Personal information
- Born: 21 June 1985 (age 41) Kirkcaldy, Scotland

Sport
- Sport: Field hockey
- Position: Forward

Senior career
- Years: Team / Caps / Goals
- 2006–2010: Inverleith / - / -
- 2008–2009: Edinburgh University / - / -

National team
- Years: Team / Caps / Goals
- –: Scotland / 120 / -
- 2007–2008: GB / 29 / -

Medal record
Representing Scotland
European Championship II
| Bronze medal – third place | 2011 Vinnytsia | Team |

= Stephen Dick =

British field hockey player (born 1985)

Stephen Alexander Dick (born 21 June 1985) is a Scottish former field hockey player who played as a forward and represented Scotland and Great Britain and competed at the 2008 Summer Olympics.

== Biography ==
Dick was born in Kirkcaldy, Scotland and attended Balwearie High School.

While playing for Inverleith Hockey Club in the Scottish league he represented the Scotland Commonwealth Games team at the 2006 Commonwealth Games in Melbourne.

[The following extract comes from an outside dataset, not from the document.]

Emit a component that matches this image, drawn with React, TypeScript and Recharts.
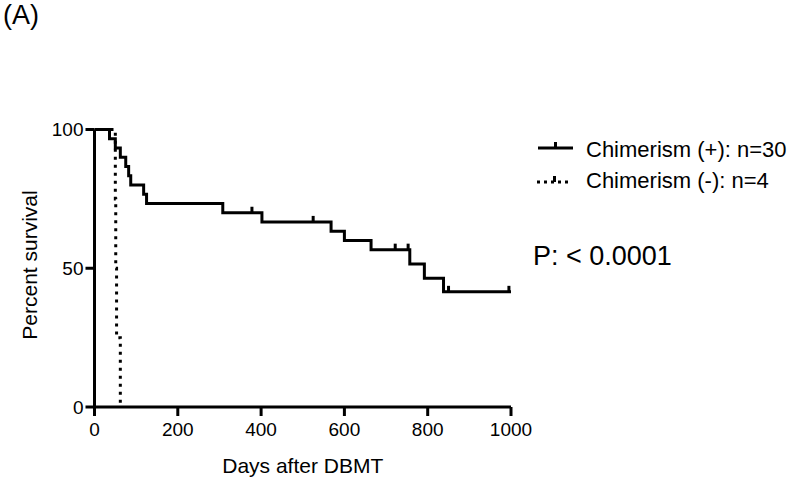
import React from 'react';
import { ComposedChart, Line, Scatter, XAxis, YAxis, Label } from 'recharts';

const FONT = '"Liberation Sans", Arial, Helvetica, sans-serif';

// Chimerism (+): n=30 — Kaplan-Meier steps
const plusDays = [0, 36, 50, 62, 75, 82, 87, 118, 125, 308, 402, 568, 600, 664, 757, 792, 838, 1000];
const plusPct = [100, 96.7, 93.3, 90, 86.7, 83.3, 80, 76.7, 73.3, 70, 66.7, 63.3, 60, 56.7, 51.5, 46.4, 41.5, 41.5];

// Censored observations, Chimerism (+)
const censorDays = [378, 525, 722, 753, 850, 995];
const censorPct = [70, 66.7, 56.7, 56.7, 41.5, 41.5];

// Chimerism (-): n=4
const minusDays = [0, 50, 51, 53, 62];
const minusPct = [100, 75, 50, 25, 0];

const xTicks = [0, 200, 400, 600, 800, 1000];
const yTicks = [0, 50, 100];

const toRows = (d: number[], p: number[]) => d.map((day, i) => ({ day, pct: p[i] }));
const plusData = toRows(plusDays, plusPct);
const minusData = toRows(minusDays, minusPct);
const censorData = toRows(censorDays, censorPct);

const CensorTick = (props: any) => {
  const { cx, cy } = props;
  if (cx == null || cy == null) return <g />;
  return <rect x={cx - 1.5} y={cy - 6} width={3} height={7} fill="#000" />;
};

const Overlay = () => (
  <svg
    width={800}
    height={482}
    style={{ position: 'absolute', left: 0, top: 0, overflow: 'visible', pointerEvents: 'none' }}
    fontFamily={FONT}
  >
    <text x={3} y={24} fontSize={27} fill="#000">(A)</text>
    <line x1={538} x2={573} y1={148} y2={148} stroke="#000" strokeWidth={3} />
    <rect x={554} y={142} width={3} height={6} fill="#000" />
    <text x={586} y={157} fontSize={22} fill="#000">Chimerism (+): n=30</text>
    <line x1={537} x2={568} y1={182} y2={182} stroke="#000" strokeWidth={3} strokeDasharray="3 4" />
    <rect x={553} y={176} width={3} height={6} fill="#000" />
    <text x={586} y={188} fontSize={22} fill="#000">Chimerism (-): n=4</text>
    <text x={533} y={265} fontSize={27} fill="#000">P: &lt; 0.0001</text>
  </svg>
);

export default function App() {
  return (
    <div style={{ position: 'absolute', left: 0, top: 0, width: 800, height: 482, fontFamily: FONT, background: '#fff' }}>
      <ComposedChart
        width={800}
        height={482}
        margin={{ top: 129.5, right: 289, bottom: 45, left: 54.5 }}
      >
        <XAxis
          dataKey="day"
          type="number"
          domain={[0, 1000]}
          ticks={xTicks}
          allowDataOverflow
          height={30}
          axisLine={{ stroke: '#000', strokeWidth: 3 }}
          tickLine={{ stroke: '#000', strokeWidth: 3 }}
          tickSize={9}
          tickMargin={7}
          tick={{ fill: '#000', fontSize: 19, fontFamily: FONT }}
        >
          <Label
            content={(p: any) => {
              const vb = p.viewBox || { x: 94.5, width: 416.5, y: 407 };
              return (
                <text x={vb.x + vb.width / 2} y={473} textAnchor="middle" fontSize={21} fill="#000" fontFamily={FONT}>
                  Days after DBMT
                </text>
              );
            }}
          />
        </XAxis>
        <YAxis
          dataKey="pct"
          type="number"
          domain={[0, 100]}
          ticks={yTicks}
          width={40}
          axisLine={{ stroke: '#000', strokeWidth: 3 }}
          tickLine={{ stroke: '#000', strokeWidth: 3 }}
          tickSize={9}
          tick={{ fill: '#000', fontSize: 19, fontFamily: FONT }}
        >
          <Label
            content={() => (
              <text
                x={37}
                y={265}
                transform="rotate(-90, 37, 265)"
                textAnchor="middle"
                fontSize={21}
                fill="#000"
                fontFamily={FONT}
              >
                Percent survival
              </text>
            )}
          />
        </YAxis>
        <Line
          data={minusData}
          dataKey="pct"
          type="stepAfter"
          stroke="#000"
          strokeWidth={3}
          strokeDasharray="3 5"
          dot={false}
          activeDot={false}
          isAnimationActive={false}
        />
        <Line
          data={plusData}
          dataKey="pct"
          type="stepAfter"
          stroke="#000"
          strokeWidth={3}
          dot={false}
          activeDot={false}
          isAnimationActive={false}
        />
        <Scatter data={censorData} dataKey="pct" shape={CensorTick} isAnimationActive={false} />
      </ComposedChart>
      <Overlay />
    </div>
  );
}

Dick made his Great Britain debut on 23 October 2007. He played club hockey for Edinburgh University and during his time as a student at the University of Edinburgh was awarded the EUSU Vancouver Quaich for best athletic performance by a male student for the 2008/09 season, and the Scottish Universities Sport's Athlete of the Year award in 2009.

Again while playing for Inverleith he represented Great Britain at the 2008 Olympic Games in Beijing.

Dick, still at Inverleith, played for Scotland during the 2010 Commonwealth Games in Delhi and won a bronze medal with the team at the 2011 Men's EuroHockey Championship II in Vinnytsia, Ukraine.

At retirement he had won 120 caps representing Scotland and 29 caps representing Great Britain.